Begin THE INPUT

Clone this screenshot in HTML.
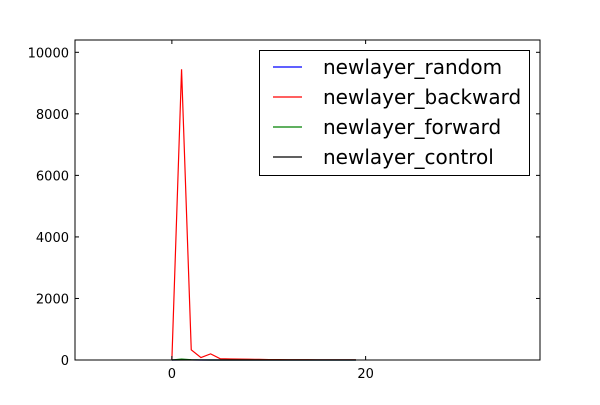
<!DOCTYPE html>
<html><head><meta charset="utf-8"><style>
body{margin:0;background:#fff;width:600px;height:400px;overflow:hidden}
svg text{font-family:"DejaVu Sans","Liberation Sans",sans-serif}
</style></head><body>
<svg width="600" height="400" id="chart">
<rect x="0" y="0" width="600" height="400" fill="#fff"/>
<g id="marks"></g><g id="axes"></g><g id="legend"></g>
</svg>
<script>
const xs=[0,1,2,3,4,5,6,7,8,9,10,11,12,13,14,15,16,17,18,19];
const backward=[0,9450,330,80,200,40,35,30,25,20,15,12,10,8,8,6,6,5,5,5];
const forward=[0,30,10,2,1,1,0,0,0,0,0,0,0,0,0,0,0,0,0,0];
const random=[0,5,2,1,0,0,0,0,0,0,0,0,0,0,0,0,0,0,0,0];
const control=[0,0,0,0,0,0,0,0,0,0,0,0,0,0,0,0,0,0,0,0];
const xTicks=[0,20];
const yTicks=[0,2000,4000,6000,8000,10000];
const seriesNames=["newlayer_random","newlayer_backward","newlayer_forward","newlayer_control"];
const L=75,R=540,T=40,B=360,xmin=-10,xmax=38,ymin=0,ymax=10400;
const sx=v=>L+(v-xmin)/(xmax-xmin)*(R-L);
const sy=v=>B-(v-ymin)/(ymax-ymin)*(B-T);
const NS="http://www.w3.org/2000/svg";
function mk(t,a,p){const e=document.createElementNS(NS,t);for(const k in a)e.setAttribute(k,a[k]);p.appendChild(e);return e;}
const marks=document.getElementById('marks'),axes=document.getElementById('axes'),leg=document.getElementById('legend');
const series=[[random,"#0000ff"],[backward,"#ff0000"],[forward,"#008000"],[control,"#000000"]];
series.forEach((s,i)=>{
 const p=mk('polyline',{points:xs.map((x,j)=>sx(x)+','+sy(s[0][j])).join(' '),fill:'none',stroke:s[1],'stroke-width':1.2},marks);
 
 
});
const fr=mk('rect',{x:L,y:T,width:R-L,height:B-T,fill:'none',stroke:'#000','stroke-width':1},axes);


xTicks.forEach(v=>{
 const x=sx(v);
 mk('line',{x1:x,x2:x,y1:B,y2:B-4,stroke:'#000'},axes);
 mk('line',{x1:x,x2:x,y1:T,y2:T+4,stroke:'#000'},axes);
 const t=mk('text',{x:x,y:B+18,'text-anchor':'middle','font-size':13},axes);t.textContent=v;
 
 
});
yTicks.forEach(v=>{
 const y=sy(v);
 mk('line',{x1:L,x2:L+4,y1:y,y2:y,stroke:'#000'},axes);
 mk('line',{x1:R,x2:R-4,y1:y,y2:y,stroke:'#000'},axes);
 const t=mk('text',{x:L-6,y:y+5,'text-anchor':'end','font-size':13},axes);t.textContent=v;
 
 
});
const box=mk('rect',{x:259.5,y:50.5,width:270,height:125,fill:'#fff',stroke:'#000'},leg);


series.forEach((s,i)=>{
 const y=67+i*30;
 mk('line',{x1:273,x2:302,y1:y,y2:y,stroke:s[1],'stroke-width':1.2},leg);
 const t=mk('text',{x:323,y:y+7,'font-size':20},leg);t.textContent=seriesNames[i];
 
 
});
</script>
</body></html>
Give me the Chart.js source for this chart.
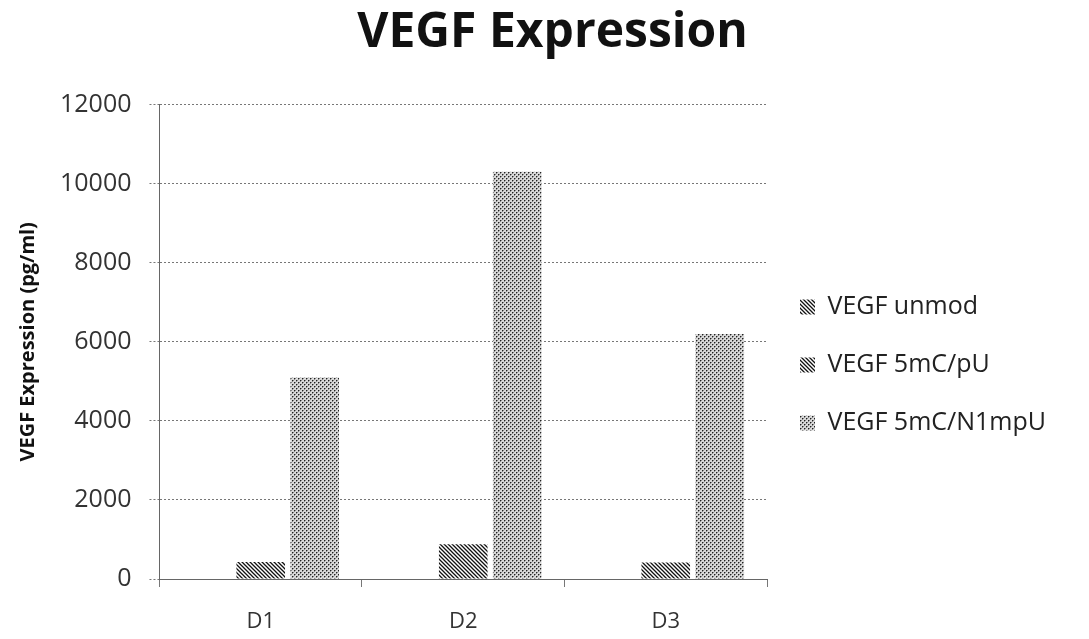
<!DOCTYPE html>
<html>
<head>
<meta charset="utf-8">
<script src="https://cdn.jsdelivr.net/npm/chart.js@4.4.0/dist/chart.umd.min.js"></script>
<style>
html,body{margin:0;padding:0;background:#fff;}
#wrap{width:1089px;height:639px;position:relative;}
</style>
</head>
<body>
<div id="wrap"><canvas id="c" width="1089" height="639"></canvas></div>
<script>
const categories = ["D1", "D2", "D3"];
const seriesNames = ["VEGF unmod", "VEGF 5mC/pU", "VEGF 5mC/N1mpU"];
const unmodValues = [0, 0, 0];
const pUValues = [430, 880, 420];
const n1mpUValues = [5100, 10300, 6200];
const yTicks = [0, 2000, 4000, 6000, 8000, 10000, 12000];

function hatchPattern(){
  const c = document.createElement('canvas');
  c.width = 4; c.height = 4;
  const g = c.getContext('2d');
  g.fillStyle = '#ffffff'; g.fillRect(0,0,4,4);
  g.strokeStyle = '#111'; g.lineWidth = 1.3;
  g.beginPath();
  g.moveTo(-1,-1); g.lineTo(5,5);
  g.moveTo(-1,3); g.lineTo(1,5);
  g.moveTo(3,-1); g.lineTo(5,1);
  g.stroke();
  return g.createPattern(c,'repeat');
}
function dotPattern(){
  const c = document.createElement('canvas');
  c.width = 4; c.height = 4;
  const g = c.getContext('2d');
  g.fillStyle = '#d8d8d8'; g.fillRect(0,0,4,4);
  g.fillStyle = '#222';
  g.fillRect(0,0,1,1); g.fillRect(2,2,1,1);
  g.fillStyle = '#888';
  g.fillRect(1,0,1,1); g.fillRect(3,2,1,1);
  g.fillRect(0,1,1,1); g.fillRect(2,3,1,1);
  return g.createPattern(c,'repeat');
}
const hatch = hatchPattern();
const dots = dotPattern();

const legendWidthPlugin = {
  id: 'legendWidth',
  afterInit(chart){
    const lg = chart.legend;
    if (!lg) return;
    const f = lg.fit.bind(lg);
    lg.fit = function(){ f(); this.width = 322; };
  }
};

new Chart(document.getElementById('c'), {
  type: 'bar',
  data: {
    labels: categories,
    datasets: [
      {label: seriesNames[0], data: unmodValues, backgroundColor: hatch, borderWidth: 0},
      {label: seriesNames[1], data: pUValues, backgroundColor: hatch, borderWidth: 0},
      {label: seriesNames[2], data: n1mpUValues, backgroundColor: dots, borderWidth: 0}
    ]
  },
  options: {
    responsive: false,
    animation: false,
    layout: {padding: {left: 16, right: 0, top: 0, bottom: -18}},
    plugins: {
      title: {
        display: true,
        text: 'VEGF Expression',
        color: '#111',
        font: {family: 'Open Sans', size: 48, weight: 'bold'},
        padding: {top: 5, bottom: 42}
      },
      legend: {
        position: 'right',
        align: 'center',
        title: {
          display: true,
          text: ' ',
          font: {family: 'Open Sans', size: 10},
          padding: {top: 61, bottom: 0}
        },
        labels: {
          color: '#222',
          font: {family: 'Open Sans', size: 25},
          boxWidth: 15,
          boxHeight: 15,
          padding: 33
        }
      },
      tooltip: {enabled: false}
    },
    scales: {
      x: {
        categoryPercentage: 0.7,
        barPercentage: 0.98,
        grid: {display: true, drawOnChartArea: false, drawTicks: true, tickLength: 8, color: '#777', offset: true},
        border: {display: true, color: '#666', dash: [2,2]},
        ticks: {color: '#333', font: {family: 'Open Sans', size: 22, lineHeight: 1.0}, padding: 24}
      },
      y: {
        min: 0, max: 12000,
        afterBuildTicks: (axis) => { axis.ticks = yTicks.map(v => ({value: v})); },
        grid: {color: '#777', tickLength: 10, tickBorderDash: [2,2]},
        border: {display: true, color: '#666', dash: [2,2]},
        ticks: {color: '#333', font: {family: 'Open Sans', size: 25}, padding: 18,
                callback: (v) => String(v)},
        title: {
          display: true,
          text: 'VEGF Expression (pg/ml)',
          color: '#111',
          font: {family: 'Open Sans', size: 20, weight: 'bold'},
          padding: {top: 0, bottom: 2}
        }
      }
    }
  },
  plugins: [legendWidthPlugin]
});
</script>
</body>
</html>
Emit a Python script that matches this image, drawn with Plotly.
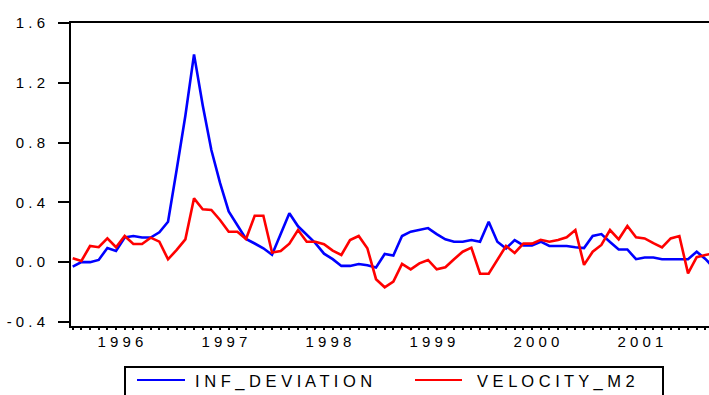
import plotly.graph_objects as go

# Monthly observations, 1996M01 onwards
periods = [f"{1996 + k // 12}M{k % 12 + 1:02d}" for k in range(75)]

inf_deviation = [
    -0.03, 0.00, 0.00, 0.015, 0.095, 0.075, 0.165, 0.175, 0.165, 0.165, 0.20, 0.27,
    0.62, 0.98, 1.39, 1.05, 0.75, 0.53, 0.34, 0.25, 0.155, 0.125, 0.093, 0.05,
    0.195, 0.327, 0.24, 0.18, 0.127, 0.057, 0.02, -0.025, -0.025, -0.012, -0.02, -0.035,
    0.055, 0.045, 0.175, 0.204, 0.215, 0.228, 0.188, 0.153, 0.137, 0.137, 0.148, 0.137,
    0.27, 0.137, 0.092, 0.148, 0.112, 0.112, 0.137, 0.108, 0.108, 0.108, 0.10, 0.094,
    0.175, 0.188, 0.135, 0.085, 0.085, 0.02, 0.031, 0.031, 0.02, 0.02, 0.02, 0.02,
    0.07, 0.022, -0.04,
]

velocity_m2 = [
    0.026, 0.008, 0.108, 0.10, 0.16, 0.10, 0.175, 0.122, 0.122, 0.164, 0.137, 0.019,
    0.082, 0.153, 0.427, 0.354, 0.349, 0.282, 0.204, 0.204, 0.155, 0.311, 0.311, 0.064,
    0.075, 0.124, 0.215, 0.137, 0.137, 0.12, 0.077, 0.048, 0.148, 0.175, 0.093, -0.114,
    -0.168, -0.13, -0.012, -0.048, -0.008, 0.015, -0.048, -0.034, 0.02, 0.07, 0.097, -0.077,
    -0.077, 0.015, 0.108, 0.062, 0.124, 0.124, 0.15, 0.137, 0.148, 0.166, 0.215, -0.018,
    0.07, 0.115, 0.215, 0.153, 0.242, 0.166, 0.159, 0.127, 0.098, 0.159, 0.175, -0.075,
    0.033, 0.048, 0.06,
]

years = ["1996", "1997", "1998", "1999", "2000", "2001"]
y_ticks = [-0.4, 0.0, 0.4, 0.8, 1.2, 1.6]
series_names = ["INF_DEVIATION", "VELOCITY_M2"]
series_colors = ["#0000FF", "#FF0000"]

FONT = "Liberation Sans, Arial, sans-serif"
W, H = 709, 395
ML, MR, MT, MB = 71, 0, 23, 69


def spaced(s):
    return " ".join(s)


x = list(range(len(periods)))
x_range = [-0.196, 73.42]
y_range = [-0.427, 1.6]

fig = go.Figure()
for name, vals, col in zip(series_names, [inf_deviation, velocity_m2], series_colors):
    fig.add_trace(go.Scatter(
        x=x, y=vals, mode="lines", name=name,
        line=dict(color=col, width=2.6), showlegend=False,
    ))

# year labels centred in each year, year boundaries as major ticks
year_mid = [12 * k + 5.5 for k in range(len(years))]
year_edges = [12 * k for k in range(1, len(years) + 1)]

fig.update_layout(
    width=W, height=H,
    margin=dict(l=ML, r=MR, t=MT, b=MB, pad=0),
    paper_bgcolor="white", plot_bgcolor="white",
    font=dict(family=FONT, size=15, color="#000000"),
    xaxis=dict(
        range=x_range, showgrid=False, zeroline=False,
        showline=True, linecolor="black", linewidth=2, mirror=True,
        tickmode="array", tickvals=year_mid, ticktext=[spaced(y) for y in years],
        ticks="", ticklabelstandoff=1,
        minor=dict(ticks="outside", ticklen=2, tickwidth=2, tickcolor="black",
                   tick0=0, dtick=1, showgrid=False),
        tickfont=dict(size=15),
    ),
    xaxis2=dict(
        range=x_range, overlaying="x", anchor="y", side="bottom",
        showgrid=False, zeroline=False, showline=False,
        tickmode="array", tickvals=year_edges, ticktext=["" for _ in year_edges],
        ticks="outside", ticklen=4, tickwidth=2, tickcolor="black",
    ),
    yaxis=dict(
        range=y_range, showgrid=False, zeroline=False,
        showline=True, linecolor="black", linewidth=2,
        tickmode="array", tickvals=y_ticks,
        ticktext=[spaced(f"{v:.1f}") for v in y_ticks],
        ticks="outside", ticklen=11, tickwidth=1.5, tickcolor="black",
        ticklabelstandoff=10, tickfont=dict(size=15),
    ),
)


# legend box below the axis
def px_x(p):
    return (p - ML) / (W - ML - MR)


def px_y(p):
    return (H - MB - p) / (H - MT - MB)


fig.add_shape(type="rect", xref="paper", yref="paper",
              x0=px_x(125), x1=px_x(663), y0=px_y(410), y1=px_y(367),
              line=dict(color="black", width=2), fillcolor="white", layer="above")

legend_items = [(137, 185, 193), (415, 462, 475)]
for (lx0, lx1, tx), name, col in zip(legend_items, series_names, series_colors):
    fig.add_shape(type="line", xref="paper", yref="paper",
                  x0=px_x(lx0), x1=px_x(lx1), y0=px_y(380), y1=px_y(380),
                  line=dict(color=col, width=2))
    fig.add_annotation(xref="paper", yref="paper", x=px_x(tx), y=px_y(381),
                       xanchor="left", yanchor="middle", showarrow=False,
                       text=spaced(name), font=dict(size=16.5, color="#000000"))

fig.write_html("out.html")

End THE INPUT

YOUR OBJECTIVE ::
Copy the lines above exactly, starting at the one with "Emit a Python" and ending at the one with "k in range(75)]", both included. Leave out any pictures and add nothing else.

CORRECT OUTPUT ::
Emit a Python script that matches this image, drawn with Plotly.
import plotly.graph_objects as go

# Monthly observations, 1996M01 onwards
periods = [f"{1996 + k // 12}M{k % 12 + 1:02d}" for k in range(75)]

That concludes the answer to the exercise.